/tiledinference

Go library for tiled/sliced neural network inference on a high resolution image

Primary LanguageGoMIT LicenseMIT

TiledInference

TiledInference is a package for running a neural network Object Detector on an image that is larger than your neural network. The package provides two mechanisms:

  1. Slicing a large image up into evenly spaced tiles, with a guaranteed minimum overlap.
  2. Merging object detections from the individual tiles back into a single set of detections.

The tile splitter recognizes if your image is smaller than your neural network, and in this case, it returns just a single tile. This means you can use the same code for images of any size.

Example:

import "github.com/bmharper/tiledinference"

func main() {
	net := loadNeuralNetwork()
	img := loadImage()

	// Tiles will overlap by at least this number of pixels
	minOverlap := 32

	// Create a 'tiling', which is just 8 numbers that define how our image is divided
	ti := tiledinference.MakeTiling(net, img.Width, img.Height, nn.Width, nn.Height, minOverlap)

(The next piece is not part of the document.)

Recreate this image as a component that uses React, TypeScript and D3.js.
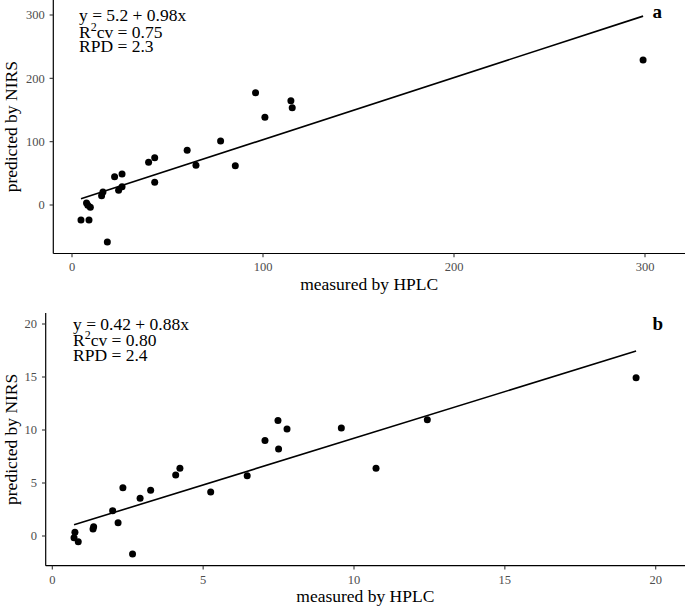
import React from "react";
import * as d3 from "d3";

// ---------- data ----------
const topMeasured = [4.7, 7.6, 8.3, 9.6, 8.9, 15.5, 16.2, 18.5, 22.3, 24.4, 26.2, 26.2, 40.1, 43.3, 43.3, 60.3, 64.9, 77.8, 85.5, 96.1, 101, 114.6, 115.3, 299];
const topPredicted = [-23.7, 3, -0.5, -3.5, -23.7, 14.5, 20.5, -58.4, 44.7, 23.2, 49, 29, 67.4, 74.7, 35.8, 86.3, 62.6, 101, 62.1, 177.4, 138.4, 164.7, 153.7, 229];
const topFit = { intercept: 5.2, slope: 0.98 };
const topLabels = ["y = 5.2 + 0.98x", "0.75", "RPD = 2.3"];
const topXTicks = [0, 100, 200, 300];
const topYTicks = [0, 100, 200, 300];

const botMeasured = [0.75, 0.72, 0.86, 1.35, 1.37, 2.0, 2.18, 2.34, 2.66, 2.91, 3.26, 4.09, 4.23, 5.25, 6.46, 7.05, 7.48, 7.5, 7.78, 9.58, 10.73, 12.43, 19.35];
const botPredicted = [0.35, -0.16, -0.54, 0.66, 0.88, 2.39, 1.26, 4.56, -1.7, 3.55, 4.31, 5.75, 6.38, 4.15, 5.69, 9.0, 10.9, 8.2, 10.1, 10.2, 6.38, 10.97, 14.94];
const botFit = { intercept: 0.42, slope: 0.88 };
const botLabels = ["y = 0.42 + 0.88x", "0.80", "RPD = 2.4"];
const botXTicks = [0, 5, 10, 15, 20];
const botYTicks = [0, 5, 10, 15, 20];

const xTitle = "measured by HPLC";
const yTitle = "predicted by NIRS";

const FONT = "'Liberation Serif', 'Times New Roman', serif";

type PanelProps = {
  measured: number[];
  predicted: number[];
  fit: { intercept: number; slope: number };
  labels: string[];
  xTicks: number[];
  yTicks: number[];
  tag: string;
  box: { left: number; right: number; top: number; bottom: number };
  xScale: d3.ScaleLinear<number, number>;
  yScale: d3.ScaleLinear<number, number>;
  annot: { x: number; y: number };
  tagPos: { x: number; y: number };
};

function Panel(p: PanelProps) {
  const { xScale: x, yScale: y, box } = p;
  const ext = d3.extent(p.measured) as [number, number];
  const fitLine = d3.line<number>()
    .x((d) => x(d))
    .y((d) => y(p.fit.intercept + p.fit.slope * d));
  const pts = p.measured.map((m, i) => [m, p.predicted[i]]);
  const tickLen = 3.7;
  return (
    <g>
      {/* axes */}
      <line x1={box.left} x2={box.left} y1={box.top} y2={box.bottom} stroke="#000" strokeWidth={1.2} />
      <line x1={box.left} x2={box.right} y1={box.bottom} y2={box.bottom} stroke="#000" strokeWidth={1.2} />
      {p.xTicks.map((t) => (
        <g key={"x" + t}>
          <line x1={x(t)} x2={x(t)} y1={box.bottom} y2={box.bottom + tickLen} stroke="#333" strokeWidth={1.1} />
          <text x={x(t)} y={box.bottom + 17.8} textAnchor="middle" fontSize={12.5} fill="#4d4d4d" fontFamily={FONT}>{t}</text>
        </g>
      ))}
      {p.yTicks.map((t) => (
        <g key={"y" + t}>
          <line x1={box.left - tickLen} x2={box.left} y1={y(t)} y2={y(t)} stroke="#333" strokeWidth={1.1} />
          <text x={box.left - 8.6} y={y(t)} dy="0.35em" textAnchor="end" fontSize={12.5} fill="#4d4d4d" fontFamily={FONT}>{t}</text>
        </g>
      ))}
      {/* regression line */}
      <path d={fitLine(ext) || ""} fill="none" stroke="#000" strokeWidth={1.6} />
      {/* points */}
      {pts.map((d, i) => (
        <circle key={i} cx={x(d[0])} cy={y(d[1])} r={3.5} fill="#000" />
      ))}
      {/* annotation */}
      <g fontFamily={FONT} fontSize={17.5} fill="#000">
        <text x={p.annot.x} y={p.annot.y}>{p.labels[0]}</text>
        <text x={p.annot.x} y={p.annot.y + 16.5}>
          R<tspan fontSize={12} dy={-7}>2</tspan><tspan dy={7}>{"cv = " + p.labels[1]}</tspan>
        </text>
        <text x={p.annot.x} y={p.annot.y + 31}>{p.labels[2]}</text>
      </g>
      <text x={p.tagPos.x} y={p.tagPos.y} fontFamily={FONT} fontSize={19} fontWeight="bold">{p.tag}</text>
      {/* titles */}
      <text x={(box.left + box.right) / 2} y={box.bottom + 36.5} textAnchor="middle" fontFamily={FONT} fontSize={17.5}>{xTitle}</text>
      <text transform={`translate(17,${(box.top + box.bottom) / 2}) rotate(-90)`} textAnchor="middle" fontFamily={FONT} fontSize={17.5}>{yTitle}</text>
    </g>
  );
}

export default function App() {
  const topX = d3.scaleLinear().domain([0, 300]).range([72, 645]);
  const topY = d3.scaleLinear().domain([0, 300]).range([205, 15]);
  const botX = d3.scaleLinear().domain([0, 20]).range([52.3, 655.7]);
  const botY = d3.scaleLinear().domain([0, 20]).range([536, 324]);
  return (
    <svg width={685} height={608} style={{ position: "absolute", left: 0, top: 0, background: "#fff" }}>
      <rect width={685} height={608} fill="#fff" />
      <Panel
        measured={topMeasured} predicted={topPredicted} fit={topFit} labels={topLabels}
        xTicks={topXTicks} yTicks={topYTicks} tag="a"
        box={{ left: 53.3, right: 685, top: 0, bottom: 253.5 }}
        xScale={topX} yScale={topY}
        annot={{ x: 79, y: 21 }} tagPos={{ x: 652.5, y: 17.5 }}
      />
      <Panel
        measured={botMeasured} predicted={botPredicted} fit={botFit} labels={botLabels}
        xTicks={botXTicks} yTicks={botYTicks} tag="b"
        box={{ left: 45.7, right: 685, top: 313, bottom: 565.7 }}
        xScale={botX} yScale={botY}
        annot={{ x: 73, y: 329.5 }} tagPos={{ x: 652.5, y: 330 }}
      />
    </svg>
  );
}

	// Run NN inference on each tile
	unmerged := []tiledinference.Box{}

	for ty := 0; ty < ti.NumY; ty++ {
		for tx := 0; tx < ti.NumX; tx++ {
			// extract a crop out of the image
			x1, y1, x2, y2 := ti.TileBox(tx, ty)
			crop := img.Crop(x1, y1, x2, y2)

			// run object detection
			boxes := net.DetectObjects(crop)
			for _, b := range boxes {
				// In your actual code you would be translating here between your internal
				// 'detection' format and the tiledinference.Box struct.
				// In this example, we pretend that nn.DetectObjects() returns tiledinference.Box structs.
				b.Tile = ti.MakeTileIndex(tx, ty)
				// Move the box coordinates into the original image reference frame
				b.Offset(x1, y1)
				unmerged = append(unmerged, b)
			}
		}
	}

	var output []tiledinference.Box{}

	if ti.IsSingle() {
		// If our image is smaller than our NN in both dimensions, then we don't need to
		// merge, so we can consume our output directly.
		output = unmerged
	} else {
		// Run the merge logic
		groups := tiledinference.MergeBoxes(unmerged, nil)

		// Here we could run some special merging logic, but in this simple
		// example we just take the first box in each group and discard the rest.
		output = []tiledinference.Box{}
		for _, g := range groups {
			first := unmerged[g[0]]
			output = append(output, first)
		}
	}
}